What we're reading: Ali Smith, Philip Pullman and the classics
Each week we bring you a sample of the books we’re reading, the films and TV shows we’re watching, and the music we’re listening to.
Paul Goodman is catching up on the French classics
This year I’m aiming to catch up on a fistful of classics I should have read by age 30. Now that I’m two years late, I should really begin in earnest.
Having once attempted Proust on an e-reader while travelling, and finding it akin to listening to Shostakovich through a tin can, I recently re-started Swann’s Way and am now lost in his dreamlike prose. It wanders between memories and sensation with such little regard for convention that I can see his influence in Andrei Tarkovsky, Thomas Pynchon and Karl Ove Knausgaard. I have a long way to go before I can review even one volume of this definitive work, but things are looking good for me and Marcel.
Marie Matteson is re-reading Ali Smith’s Seasonal Quartet
This is more of a ‘what I want to be reading and how I’m coping with having to wait!’
In April of this year the third installment of Ali Smith’s world-encompassing quartet of seasons, Spring, will appear. I am finding it very hard to wait. Each of Smith’s books is a new slant on a world we know and an introduction to one we have barely discerned the edges of. I am excited. I am beginning a re-reading of her first two installments, Autumn and Winter, hoping they will tide me over! It definitely can’t hurt.

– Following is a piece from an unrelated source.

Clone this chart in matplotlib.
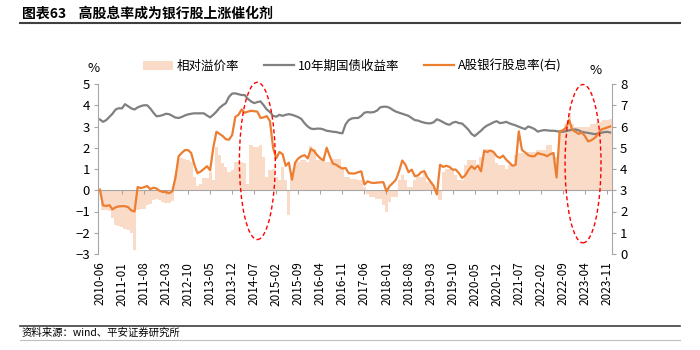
import matplotlib
matplotlib.use("Agg")
import matplotlib.pyplot as plt
import matplotlib.transforms as mtransforms
from matplotlib.lines import Line2D
from matplotlib.patches import Ellipse, Patch
import numpy as np
import pandas as pd

plt.rcParams["font.family"] = ["Noto Sans CJK SC", "DejaVu Sans"]

# monthly categories, 2010-06 .. 2023-12
months = pd.date_range("2010-06-01", periods=163, freq="MS").strftime("%Y-%m").tolist()

# 相对溢价率 (left axis, %)
premium = [
    -0.05, -0.95, -0.95, -0.97, -1.3, -1.65, -1.7, -1.73, -1.8, -1.87,
    -2.0, -2.83, -0.94, -0.9, -0.86, -0.7, -0.63, -0.45, -0.4, -0.45,
    -0.55, -0.6, -0.6, -0.5, 0.7, 1.5, 1.5, 1.45, 1.41, 1.34,
    0.63, 0.19, 0.31, 0.57, 0.57, 0.86, 0.47, 2.04, 1.65, 1.26,
    1.1, 0.86, 0.94, 1.34, 1.34, 1.34, 1.26, 0.31, 2.12, 2.04,
    2.04, 2.12, 1.57, 0.63, 0.94, 1.02, 0.63, 0.47, 1.1, 0.5,
    -1.18, 0.86, 1.34, 1.34, 1.41, 1.41, 1.34, 2.07, 1.96, 1.41,
    1.41, 1.41, 1.34, 1.34, 1.49, 1.49, 1.49, 1.1, 0.63, 0.63,
    0.55, 0.55, 0.5, 0.47, 0.16, -0.16, -0.31, -0.31, -0.39, -0.39,
    -0.71, -1.02, -0.55, -0.31, -0.31, 0.47, 0.71, 0.47, 0.16, 0.16,
    0.47, 0.63, 0.63, 0.79, 0.39, 0.39, 0.16, -0.16, -0.47, 0.86,
    1.02, 1.02, 1.02, 0.71, 0.47, 0.47, 1.18, 1.41, 1.41, 1.41,
    1.02, 1.57, 1.96, 1.96, 1.81, 1.81, 1.26, 1.18, 1.18, 1.02,
    1.18, 1.18, 1.65, 1.73, 1.73, 1.7, 1.81, 1.81, 1.81, 1.89,
    1.89, 1.89, 2.12, 2.12, 1.81, 1.57, 2.83, 2.9, 3.14, 3.62,
    3.14, 2.99, 2.99, 2.99, 2.99, 3.0, 3.14, 3.14, 3.22, 3.22,
    3.3, 3.3, 3.33,
]

# 10年期国债收益率 (left axis, %)
bond_yield = [
    3.33, 3.22, 3.3, 3.45, 3.6, 3.8, 3.86, 3.85, 4.05, 3.95,
    3.85, 3.8, 3.9, 3.96, 4.0, 4.0, 3.85, 3.65, 3.48, 3.5,
    3.54, 3.6, 3.58, 3.5, 3.42, 3.4, 3.45, 3.52, 3.57, 3.6,
    3.62, 3.62, 3.62, 3.62, 3.52, 3.43, 3.55, 3.7, 3.88, 4.0,
    4.1, 4.4, 4.55, 4.56, 4.52, 4.48, 4.48, 4.3, 4.18, 4.1,
    4.15, 4.18, 4.0, 3.8, 3.68, 3.5, 3.46, 3.55, 3.5, 3.55,
    3.58, 3.55, 3.5, 3.44, 3.35, 3.15, 3.0, 2.9, 2.88, 2.9,
    2.9, 2.86, 2.8, 2.78, 2.75, 2.74, 2.7, 2.68, 3.1, 3.3,
    3.38, 3.4, 3.4, 3.5, 3.65, 3.68, 3.66, 3.68, 3.75, 3.9,
    3.93, 3.93, 3.88, 3.78, 3.7, 3.65, 3.6, 3.55, 3.5, 3.4,
    3.3, 3.28, 3.22, 3.18, 3.15, 3.15, 3.2, 3.34, 3.28, 3.2,
    3.12, 3.08, 3.18, 3.22, 3.16, 3.14, 3.0, 2.85, 2.65, 2.55,
    2.68, 2.8, 2.95, 3.05, 3.12, 3.2, 3.25, 3.16, 3.18, 3.22,
    3.15, 3.1, 3.05, 2.99, 2.93, 2.88, 3.0, 2.95, 2.88, 2.76,
    2.8, 2.83, 2.82, 2.8, 2.8, 2.78, 2.76, 2.75, 2.78, 2.82,
    2.85, 2.86, 2.82, 2.75, 2.72, 2.7, 2.67, 2.64, 2.66, 2.7,
    2.73, 2.75, 2.72,
]

# A股银行股息率 (right axis, %)
div_yield = [
    3.03, 2.29, 2.26, 2.3, 2.1, 2.2, 2.24, 2.25, 2.25, 2.2,
    2.05, 2.0, 3.15, 3.1, 3.14, 3.2, 3.05, 3.12, 3.08, 2.97,
    2.92, 2.92, 2.86, 2.95, 3.6, 4.6, 4.76, 4.89, 4.89, 4.75,
    4.2, 3.8, 3.88, 4.0, 4.13, 3.94, 5.0, 5.75, 5.65, 5.55,
    5.4, 5.38, 5.6, 6.45, 6.55, 6.8, 6.65, 6.7, 6.74, 6.72,
    6.7, 6.4, 6.43, 6.49, 6.25, 5.0, 4.5, 4.8, 4.7, 4.15,
    4.3, 3.5, 4.3, 4.5, 4.6, 4.65, 4.5, 4.95, 4.85, 4.65,
    4.5, 4.41, 5.0, 4.6, 4.25, 4.2, 4.1, 4.02, 4.05, 3.8,
    3.79, 3.79, 3.85, 3.89, 3.27, 3.42, 3.36, 3.34, 3.36, 3.37,
    3.38, 2.95, 3.2, 3.34, 3.5, 3.9, 4.4, 4.2, 3.85, 3.97,
    3.66, 3.7, 3.85, 3.9, 3.6, 3.4, 3.2, 2.8, 4.2, 4.1,
    4.15, 4.1, 3.97, 3.97, 3.8, 3.58, 3.7, 3.95, 4.13, 4.0,
    4.16, 3.89, 4.85, 4.8, 4.87, 4.8, 4.6, 4.52, 4.63, 4.44,
    4.3, 4.15, 4.2, 5.77, 4.9, 4.78, 4.65, 4.6, 4.6, 4.75,
    4.7, 4.67, 4.6, 4.7, 4.75, 3.6, 5.77, 5.82, 5.95, 6.3,
    5.84, 5.75, 5.65, 5.72, 5.55, 5.3, 5.35, 5.45, 5.6, 5.84,
    5.9, 5.95, 6.0,
]

labels = ["相对溢价率", "10年期国债收益率", "A股银行股息率(右)"]
# highlighted periods: (center month, center y on left axis, width, height)
highlights = [(50, 1.38, 11.4, 7.4), (153.4, 1.25, 11.4, 7.45)]

bar_color = "#F9DBC7"
gray = "#808080"
orange = "#ED7D31"
axis_color = "#A6A6A6"

fig = plt.figure(figsize=(7, 3.5), dpi=100)
ax = fig.add_axes([98.3 / 700, 1 - 254 / 350, 513.4 / 700, 170 / 350])
x = np.arange(len(months))

ax.bar(x, premium, width=1.0, color=bar_color, linewidth=0, zorder=1)
ax.plot(x, bond_yield, color=gray, lw=1.6, zorder=2)
ax.set_xlim(-0.5, len(months) - 0.5)
ax.set_ylim(-3, 5)
ax.set_yticks(range(-3, 6))

ax2 = ax.twinx()
ax2.plot(x, div_yield, color=orange, lw=1.6, zorder=3)
ax2.set_ylim(0, 8)
ax2.set_yticks(range(0, 9))

for s in ["top", "right"]:
    ax.spines[s].set_visible(False)
ax.spines["bottom"].set_position(("data", 0))
ax.spines["bottom"].set_color(axis_color)
ax.spines["left"].set_color(axis_color)
for s in ["top", "left", "bottom"]:
    ax2.spines[s].set_visible(False)
ax2.spines["right"].set_color(axis_color)

ticks = x[::7]
ax.set_xticks(ticks)
ax.tick_params(axis="x", direction="out", length=3, color=axis_color, labelbottom=False)
ax.tick_params(axis="y", direction="out", length=3, color=axis_color, labelsize=9.5, pad=3)
ax2.tick_params(axis="y", direction="out", length=3, color=axis_color, labelsize=9.5, pad=3)

trans = mtransforms.blended_transform_factory(ax.transData, ax.transAxes)
for i in ticks:
    ax.text(i, -0.045, months[i], rotation=90, ha="center", va="top",
            fontsize=8.5, transform=trans)

for cx, cy, w, h in highlights:
    e = Ellipse((cx, cy), w, h, fill=False, edgecolor="#FF0000", lw=1.0,
                ls=(0, (3, 2)), transform=ax.transData, clip_on=False, zorder=5)
    ax2.add_patch(e)

fig.text(94 / 700, 1 - 69 / 350, "%", ha="center", va="center", fontsize=9.5)
fig.text(596 / 700, 1 - 70 / 350, "%", ha="center", va="center", fontsize=9.5)

handles = [
    Patch(facecolor=bar_color, edgecolor="none"),
    Line2D([], [], color=gray, lw=1.6),
    Line2D([], [], color=orange, lw=1.6),
]
fig.legend(handles, labels, loc="center", bbox_to_anchor=(0.503, 1 - 66 / 350),
           ncol=3, frameon=False, fontsize=9, handlelength=2.4,
           columnspacing=2.0, handletextpad=0.3)

fig.text(22 / 700, 1 - 14 / 350, "图表63    高股息率成为银行股上涨催化剂",
         fontsize=10, fontweight="bold", va="center")
fig.add_artist(Line2D([20 / 700, 680 / 700], [1 - 23 / 350] * 2, color="#404040", lw=1.5))
fig.add_artist(Line2D([20 / 700, 680 / 700], [1 - 326 / 350] * 2, color="#404040", lw=1.2))
fig.add_artist(Line2D([20 / 700, 680 / 700], [1 - 340 / 350] * 2, color="#BFBFBF", lw=0.8))
fig.text(22 / 700, 1 - 333 / 350, "资料来源：wind、平安证券研究所", fontsize=7.5, va="center")

fig.savefig("out.png", dpi=100)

George Delaney is listening to La Belle Sauvage by Philip Pullman
If you and I have had a chat recently, I might’ve told you that I’ve sort-of abandoned (!) reading books for knitting for a while. Instead, I now hang out for those moments when I can pick up my knitting and plug into an audiobook. I loved listening to Philip Pullman’s His Dark Materials series, read by Pullman himself, last year, and am now returning to The Book of Dust.
On the slow burn is Min Jin Lee’s brilliant epic family saga, Pachinko, set in occupied Korea and in Japan across most of the 20th century. I love historical novels and this one is a perfect, engrossing example.
Sometimes I also manage to read and knit at the same time! Two books that made it into my lap this month were Mark Bray’s fantastic Antifa: The Anti-Fascist Handbook and Stuart Jeffries’ narrative group biography of the Frankfurt School, Grand Hotel Abyss.